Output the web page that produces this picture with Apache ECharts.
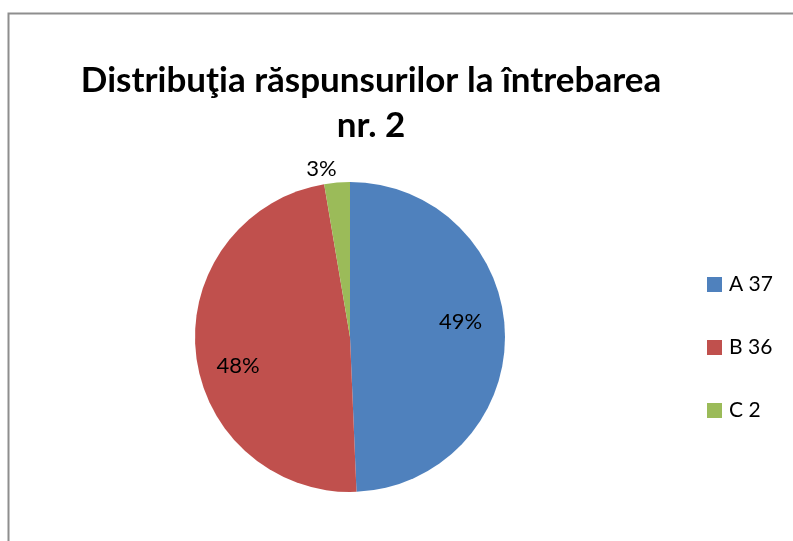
<!DOCTYPE html>
<html>
<head>
<meta charset="utf-8">
<script src="https://cdn.jsdelivr.net/npm/echarts@6/dist/echarts.min.js"></script>
<style>
  html, body { margin: 0; padding: 0; background: #fff; }
  #chart { width: 793px; height: 541px; }
</style>
</head>
<body>
<div id="chart"></div>
<script>
var categories = ['A 37', 'B 36', 'C 2'];
var values = [37, 36, 2];
var colors = ['#4F81BD', '#C0504D', '#9BBB59'];
var labelOffsets = [[-4, -13], [2, 17], [5, -8]];

var chart = echarts.init(document.getElementById('chart'));

var total = values.reduce(function (a, b) { return a + b; }, 0);
var slices = categories.map(function (name, i) {
    return { name: name, value: values[i], itemStyle: { color: colors[i] } };
});
// label carrier: same slices, transparent ring so inside labels sit further out
var labelSlices = categories.map(function (name, i) {
    var d = {
        name: name, value: values[i],
        itemStyle: { color: 'rgba(0,0,0,0)' },
        label: { offset: labelOffsets[i] }
    };
    if (values[i] / total < 0.05) {
        d.label.position = 'outside';
    }
    return d;
});

var option = {
    backgroundColor: '#fff',
    animation: false,
    graphic: [{
        type: 'rect',
        left: 6, top: 11,
        shape: { width: 800, height: 540 },
        style: { fill: 'none', stroke: '#8e8e8e', lineWidth: 2 },
        silent: true
    }],
    title: {
        text: 'Distribuţia răspunsurilor la întrebarea\nnr. 2',
        left: 366, top: 53,
        textAlign: 'center',
        textStyle: {
            fontFamily: 'Lato',
            fontWeight: 'bold',
            fontSize: 35,
            lineHeight: 45,
            color: '#000'
        }
    },
    legend: {
        orient: 'vertical',
        left: 707, top: 274,
        padding: 0,
        icon: 'rect',
        itemWidth: 15, itemHeight: 15,
        itemGap: 42,
        data: categories,
        textStyle: { fontFamily: 'Lato', fontSize: 21, color: '#000', padding: [0, 0, 0, 2] }
    },
    series: [{
        type: 'pie',
        center: [350, 337],
        radius: [0, 155],
        startAngle: 90,
        label: { show: false },
        labelLine: { show: false },
        emphasis: { disabled: true },
        data: slices
    }, {
        type: 'pie',
        center: [350, 337],
        radius: [68, 155],
        startAngle: 90,
        silent: true,
        emphasis: { disabled: true },
        label: {
            show: true,
            position: 'inner',
            fontFamily: 'Lato',
            fontSize: 22,
            color: '#000',
            formatter: function (p) { return Math.round(p.percent) + '%'; }
        },
        labelLine: { show: false, length: 6, length2: 0 },
        data: labelSlices
    }]
};
chart.setOption(option);
</script>
</body>
</html>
++++++++++++++++++++
### Work required
Make an exact copy of the listing above. Do not include the pictures.

### Exercise answer
Output the web page that produces this picture with Apache ECharts.
<!DOCTYPE html>
<html>
<head>
<meta charset="utf-8">
<script src="https://cdn.jsdelivr.net/npm/echarts@6/dist/echarts.min.js"></script>
<style>
  html, body { margin: 0; padding: 0; background: #fff; }
  #chart { width: 793px; height: 541px; }
</style>
</head>
<body>
<div id="chart"></div>
<script>
var categories = ['A 37', 'B 36', 'C 2'];
var values = [37, 36, 2];
var colors = ['#4F81BD', '#C0504D', '#9BBB59'];
var labelOffsets = [[-4, -13], [2, 17], [5, -8]];

var chart = echarts.init(document.getElementById('chart'));

var total = values.reduce(function (a, b) { return a + b; }, 0);
var slices = categories.map(function (name, i) {
    return { name: name, value: values[i], itemStyle: { color: colors[i] } };
});
// label carrier: same slices, transparent ring so inside labels sit further out
var labelSlices = categories.map(function (name, i) {
    var d = {
        name: name, value: values[i],
        itemStyle: { color: 'rgba(0,0,0,0)' },
        label: { offset: labelOffsets[i] }
    };
    if (values[i] / total < 0.05) {
        d.label.position = 'outside';
    }
    return d;
});

var option = {
    backgroundColor: '#fff',
    animation: false,
    graphic: [{
        type: 'rect',
        left: 6, top: 11,
        shape: { width: 800, height: 540 },
        style: { fill: 'none', stroke: '#8e8e8e', lineWidth: 2 },
        silent: true
    }],
    title: {
        text: 'Distribuţia răspunsurilor la întrebarea\nnr. 2',
        left: 366, top: 53,
        textAlign: 'center',
        textStyle: {
            fontFamily: 'Lato',
            fontWeight: 'bold',
            fontSize: 35,
            lineHeight: 45,
            color: '#000'
        }
    },
    legend: {
        orient: 'vertical',
        left: 707, top: 274,
        padding: 0,
        icon: 'rect',
        itemWidth: 15, itemHeight: 15,
        itemGap: 42,
        data: categories,
        textStyle: { fontFamily: 'Lato', fontSize: 21, color: '#000', padding: [0, 0, 0, 2] }
    },
    series: [{
        type: 'pie',
        center: [350, 337],
        radius: [0, 155],
        startAngle: 90,
        label: { show: false },
        labelLine: { show: false },
        emphasis: { disabled: true },
        data: slices
    }, {
        type: 'pie',
        center: [350, 337],
        radius: [68, 155],
        startAngle: 90,
        silent: true,
        emphasis: { disabled: true },
        label: {
            show: true,
            position: 'inner',
            fontFamily: 'Lato',
            fontSize: 22,
            color: '#000',
            formatter: function (p) { return Math.round(p.percent) + '%'; }
        },
        labelLine: { show: false, length: 6, length2: 0 },
        data: labelSlices
    }]
};
chart.setOption(option);
</script>
</body>
</html>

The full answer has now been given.